Study Guide #1 for Dec. 2 Exam in Bioinformatics I

  • Write a brief essay on the UCSC Human Genome Browser, Ensemble, and NCBI's resources for the human and mouse genome sequences. What kinds of questions can be answered by using them? Which sites are best for which uses?

  • Write a brief essay on computer methods, and particularly Web resources, such as RepeatMasker, GenScan, Blast and PipMaker, for analyzing a given, unannotated genomic DNA sequence. What specific tools would you recommend? Include brief definitions of the important features that can be found by the methods you discuss.

  • What is an ``alignment'' of two sequences? What is the difference between a ``local'' and a ``global'' alignment? What is the ``dynamic programming method'' for aligning two sequences? Be able to apply it by hand to two short sequences for either a local or a global alignment.

  • What are the differences among blastn, blastp and psi-blast? Under what conditions can one expect psi-blast to do a better job than blastp? Briefly explain how psi-blast works.

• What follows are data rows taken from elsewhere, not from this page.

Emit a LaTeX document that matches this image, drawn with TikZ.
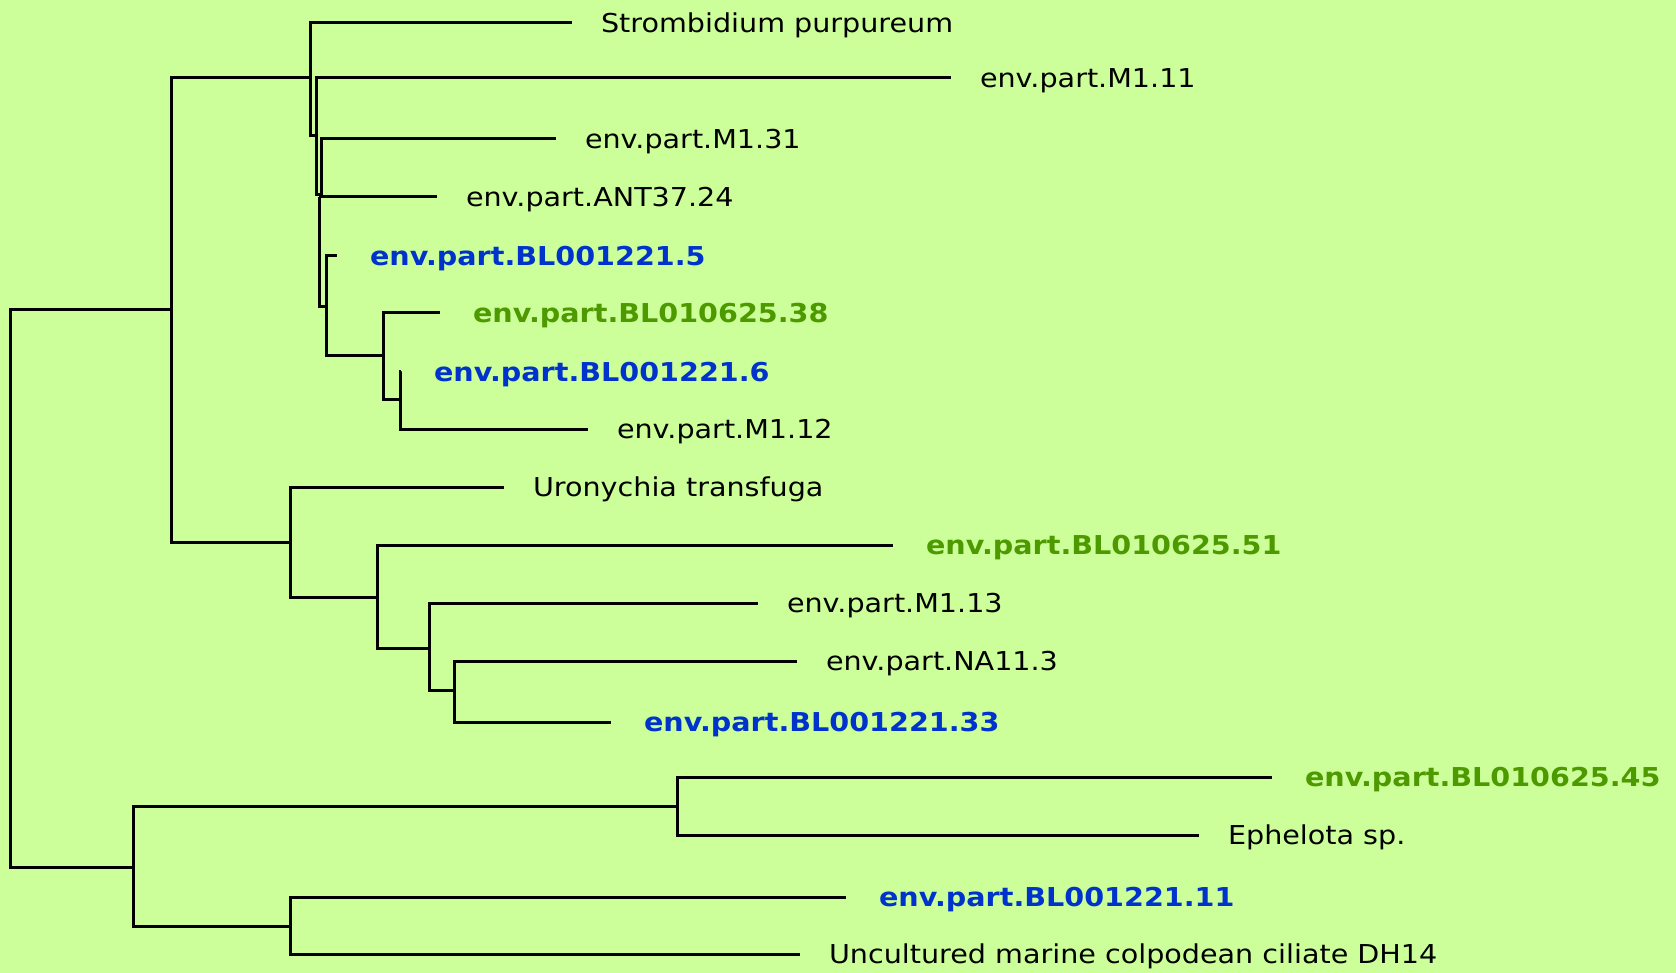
\documentclass[tikz,border=0pt]{standalone}
\usepackage{fontspec}
\newfontfamily\labfont[FakeStretch=1.1]{DejaVu Sans}
\definecolor{bgleaf}{RGB}{204,255,153}
\definecolor{seqblue}{RGB}{0,51,204}
\definecolor{seqgreen}{RGB}{77,153,0}
\begin{document}
\begin{tikzpicture}[x=1pt,y=-1pt,
  branch/.style={line width=3pt, line join=miter},
  taxon/.style={anchor=west, inner sep=0pt, outer ysep=0pt, outer xsep=29pt,
    text height=19pt, text depth=0pt, font=\labfont\fontsize{26}{30}\selectfont},
  clone/.style={taxon, outer xsep=33pt, font=\labfont\bfseries\fontsize{26}{30}\selectfont},
  blueclone/.style={clone, text=seqblue},
  greenclone/.style={clone, text=seqgreen}]

% background
\fill[bgleaf] (0,0) rectangle (1676,973);
\useasboundingbox (0,0) rectangle (1676,973);

% internal nodes (x = depth, y = where the parent branch joins)
\coordinate (root) at (10,588);
\coordinate (A) at (171,310);
\coordinate (P) at (310,78);
\coordinate (Q) at (316,136);
\coordinate (R) at (321,195);
\coordinate (S) at (319,197);
\coordinate (T) at (326,307);
\coordinate (V) at (383,356);
\coordinate (W) at (400,400);
\coordinate (U) at (290,542);
\coordinate (X) at (377,597);
\coordinate (Y) at (429,648);
\coordinate (Z) at (454,690);
\coordinate (B) at (133,867);
\coordinate (C) at (677,806);
\coordinate (D) at (290,926);

% leaves: the west anchor is the tip of the branch
\node[taxon]      (strom) at (572,23)  {Strombidium purpureum};
\node[taxon]      (m111)  at (951,78)  {env.part.M1.11};
\node[taxon]      (m131)  at (556,139) {env.part.M1.31};
\node[taxon]      (ant)   at (437,197) {env.part.ANT37.24};
\node[blueclone]  (bl5)   at (337,256) {env.part.BL001221.5};
\node[greenclone] (bl38)  at (440,313) {env.part.BL010625.38};
\node[blueclone]  (bl6)   at (401,372) {env.part.BL001221.6};
\node[taxon]      (m112)  at (588,429) {env.part.M1.12};
\node[taxon]      (uro)   at (504,487) {Uronychia transfuga};
\node[greenclone] (bl51)  at (893,545) {env.part.BL010625.51};
\node[taxon]      (m113)  at (758,603) {env.part.M1.13};
\node[taxon]      (na113) at (797,661) {env.part.NA11.3};
\node[blueclone]  (bl33)  at (611,722) {env.part.BL001221.33};
\node[greenclone] (bl45)  at (1272,777) {env.part.BL010625.45};
\node[taxon]      (eph)   at (1199,835) {Ephelota sp.};
\node[blueclone]  (bl11)  at (846,897) {env.part.BL001221.11};
\node[taxon]      (unc)   at (800,954) {Uncultured marine colpodean ciliate DH14};

% branches between internal nodes
\foreach \p/\c in {root/A, root/B, A/P, A/U, P/Q, Q/R, R/S, S/T, T/V, V/W,
                   U/X, X/Y, Y/Z, B/C, B/D}
  \draw[branch] (\p) |- (\c);

% terminal branches
\foreach \p/\c in {P/strom, Q/m111, R/m131, S/ant, T/bl5, V/bl38, W/bl6, W/m112,
                   U/uro, X/bl51, Y/m113, Z/na113, Z/bl33, C/bl45, C/eph,
                   D/bl11, D/unc}
  \draw[branch] (\p) |- (\c.west);
\end{tikzpicture}
\end{document}
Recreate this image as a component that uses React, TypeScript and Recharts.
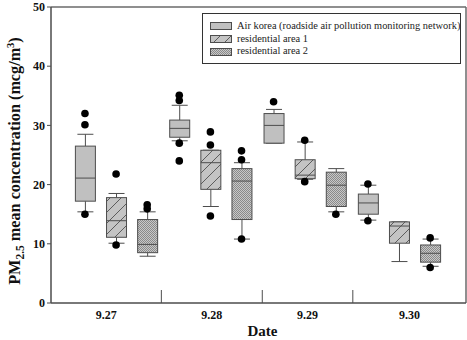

  • Describe how ``log odds'' approaches can be used to determine amino-acid substitution scores that are appropriate for, say, blastp. Sketch the approaches taken for the BLOSUM matrices.

  • What are ``weight matrices'' for identifying, say, transcription factor binding sites, and how can they be determined from experimental data?

  • Suppose you have two classes of DNA sequences that you wish to distinguish by computational means, where the two classes show different frequencies of words of length W (fixed; say W=5). For instance, the fraction of AGTTC might be 0.009 in the first set, but 0.001 in the second set. Design a method that will score an arbitrary sequence so that the score of a sequence exceeds 0 if and only if it looks more like sequences in the first set than those in the second set.

  • What is a ``hidden Markov model''? What is meant by ``the probability of generating a particular observed sequence''? What is meant by ``the most-probable state-path for generating a particular observed sequence''?